Guardias civiles vestidos con sus uniformes de gala escoltaban la poderosa imagen de Dios y centenares de fieles componían un acto que impactaba por la austeridad del paisaje y por el silencio del cortejo, sólo roto por el suave cántico de las mujeres mientras iban rezando las estaciones y por el sonido de las campanas de las iglesias, que anunciaban el momento de la llegada a la cumbre, el instante en que Nuestro Padre Jesús de la Pobreza miraba desde su atalaya a la ciudad dormida.



Ese día, el barrio de ‘San Cristóbal’ blanqueaba sus casas, limpiaba sus calles y sobre las ventanas y balcones los vecinos colgaban colchas y ramajes de bienvenida. Mientras el Cristo  llegaba a la cima se iba haciendo de día y las primeras horas de la mañana se llenaban de niños que aprovechaban la llegada del Señor para ponerse la ropa de los días de fiesta. 



Para ellos, como para tanta gente del barrio, la llegada del Cristo significaba que al menos una vez al año, la ciudad subía hasta sus casas y pisaba sus empinadas calles de tierra y respiraba su pobreza recién lavada, penetrando en ese pequeño universo de casas destartaladas por donde nunca llegó a pasar el progreso.

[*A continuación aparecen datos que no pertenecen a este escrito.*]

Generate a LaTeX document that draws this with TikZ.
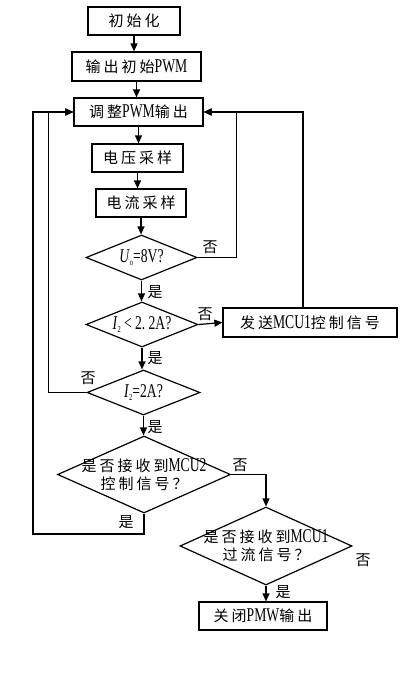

El Vía Crucis del Cristo de la Pobreza nació en la posguerra y pasó a la historia con ella. El Lunes Santo de 1947 fue bendecida la imagen en la iglesia de las Puras. Ese año salió por primera vez por las calles de la ciudad, pero sin subir al cerro. Fue en abril de 1948 cuando ascendió por las cuestas de ‘San Cristóbal’, en una peregrinación que se vivió como una evocación de la ascensión de Jesús al mítico monte del Calvario.  Año tras año fue ganando seguidores hasta convertirse en uno de grandes acontecimientos de la Semana Santa de Almería, compitiendo entonces con el Vía Crucis del Cristo de la Escucha. Sin embargo, Jesús de la Pobreza no tenía el peso de la tradición que arrastraba el de la Escucha, una tradición que se heredaba de padres a hijos. Sin ese vínculo sentimental, el Señor que salía de las Claras en la madrugada del Jueves Santo tenía sus días contados. Cuando llegaron los nuevos tiempos, cuando la juventud dejó de madrugar y se alejó de los templos y de las procesiones, el Cristo acabó en el olvido de su humilde capilla.